What you have to do:
Pictures are not part of the copy. Retype the lines from the first one through the line that contains "0xa0, 0x88, 0x78]".

Supplied material:
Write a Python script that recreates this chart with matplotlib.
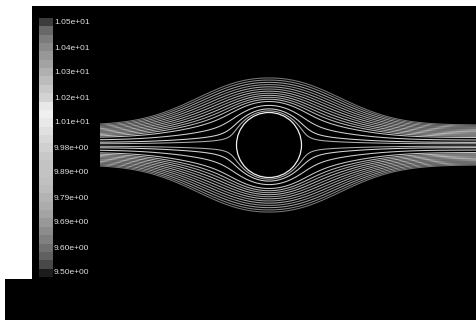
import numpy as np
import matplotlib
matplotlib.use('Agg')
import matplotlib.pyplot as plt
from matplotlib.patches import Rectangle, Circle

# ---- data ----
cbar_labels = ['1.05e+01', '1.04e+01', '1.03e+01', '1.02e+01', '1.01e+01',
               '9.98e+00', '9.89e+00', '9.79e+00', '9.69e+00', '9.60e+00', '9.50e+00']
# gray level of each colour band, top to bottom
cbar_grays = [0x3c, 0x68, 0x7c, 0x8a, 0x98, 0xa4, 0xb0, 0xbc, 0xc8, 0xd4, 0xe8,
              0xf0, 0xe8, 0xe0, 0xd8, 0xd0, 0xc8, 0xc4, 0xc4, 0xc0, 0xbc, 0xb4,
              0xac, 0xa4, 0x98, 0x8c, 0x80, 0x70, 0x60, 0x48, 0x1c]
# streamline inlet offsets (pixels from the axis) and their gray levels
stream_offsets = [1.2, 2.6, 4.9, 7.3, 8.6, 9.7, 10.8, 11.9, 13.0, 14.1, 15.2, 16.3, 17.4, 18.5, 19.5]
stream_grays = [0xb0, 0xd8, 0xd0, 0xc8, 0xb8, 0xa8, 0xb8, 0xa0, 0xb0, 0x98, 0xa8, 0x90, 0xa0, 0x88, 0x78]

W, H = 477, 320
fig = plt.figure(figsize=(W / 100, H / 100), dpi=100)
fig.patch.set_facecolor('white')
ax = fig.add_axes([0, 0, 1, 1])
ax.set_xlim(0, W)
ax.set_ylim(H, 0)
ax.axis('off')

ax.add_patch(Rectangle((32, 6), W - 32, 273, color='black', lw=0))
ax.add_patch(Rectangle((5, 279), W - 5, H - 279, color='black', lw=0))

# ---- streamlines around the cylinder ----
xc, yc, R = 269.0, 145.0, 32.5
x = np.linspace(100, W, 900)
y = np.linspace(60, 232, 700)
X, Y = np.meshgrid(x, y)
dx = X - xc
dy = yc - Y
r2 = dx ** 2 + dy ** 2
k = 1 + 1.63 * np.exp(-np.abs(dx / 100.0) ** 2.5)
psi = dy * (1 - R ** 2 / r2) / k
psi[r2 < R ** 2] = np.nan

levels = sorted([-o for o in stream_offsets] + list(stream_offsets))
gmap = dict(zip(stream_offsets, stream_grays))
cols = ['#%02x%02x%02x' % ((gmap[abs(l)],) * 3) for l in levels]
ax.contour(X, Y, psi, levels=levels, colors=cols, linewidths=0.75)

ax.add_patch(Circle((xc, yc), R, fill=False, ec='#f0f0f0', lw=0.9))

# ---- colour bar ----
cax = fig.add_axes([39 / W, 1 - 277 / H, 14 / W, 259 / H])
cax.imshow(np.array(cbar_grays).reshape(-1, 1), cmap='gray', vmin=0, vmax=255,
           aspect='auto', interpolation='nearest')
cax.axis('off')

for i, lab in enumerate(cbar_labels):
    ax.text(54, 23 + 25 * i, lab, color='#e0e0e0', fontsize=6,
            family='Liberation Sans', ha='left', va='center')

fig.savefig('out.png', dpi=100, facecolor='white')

Finished answer:
Write a Python script that recreates this chart with matplotlib.
import numpy as np
import matplotlib
matplotlib.use('Agg')
import matplotlib.pyplot as plt
from matplotlib.patches import Rectangle, Circle

# ---- data ----
cbar_labels = ['1.05e+01', '1.04e+01', '1.03e+01', '1.02e+01', '1.01e+01',
               '9.98e+00', '9.89e+00', '9.79e+00', '9.69e+00', '9.60e+00', '9.50e+00']
# gray level of each colour band, top to bottom
cbar_grays = [0x3c, 0x68, 0x7c, 0x8a, 0x98, 0xa4, 0xb0, 0xbc, 0xc8, 0xd4, 0xe8,
              0xf0, 0xe8, 0xe0, 0xd8, 0xd0, 0xc8, 0xc4, 0xc4, 0xc0, 0xbc, 0xb4,
              0xac, 0xa4, 0x98, 0x8c, 0x80, 0x70, 0x60, 0x48, 0x1c]
# streamline inlet offsets (pixels from the axis) and their gray levels
stream_offsets = [1.2, 2.6, 4.9, 7.3, 8.6, 9.7, 10.8, 11.9, 13.0, 14.1, 15.2, 16.3, 17.4, 18.5, 19.5]
stream_grays = [0xb0, 0xd8, 0xd0, 0xc8, 0xb8, 0xa8, 0xb8, 0xa0, 0xb0, 0x98, 0xa8, 0x90, 0xa0, 0x88, 0x78]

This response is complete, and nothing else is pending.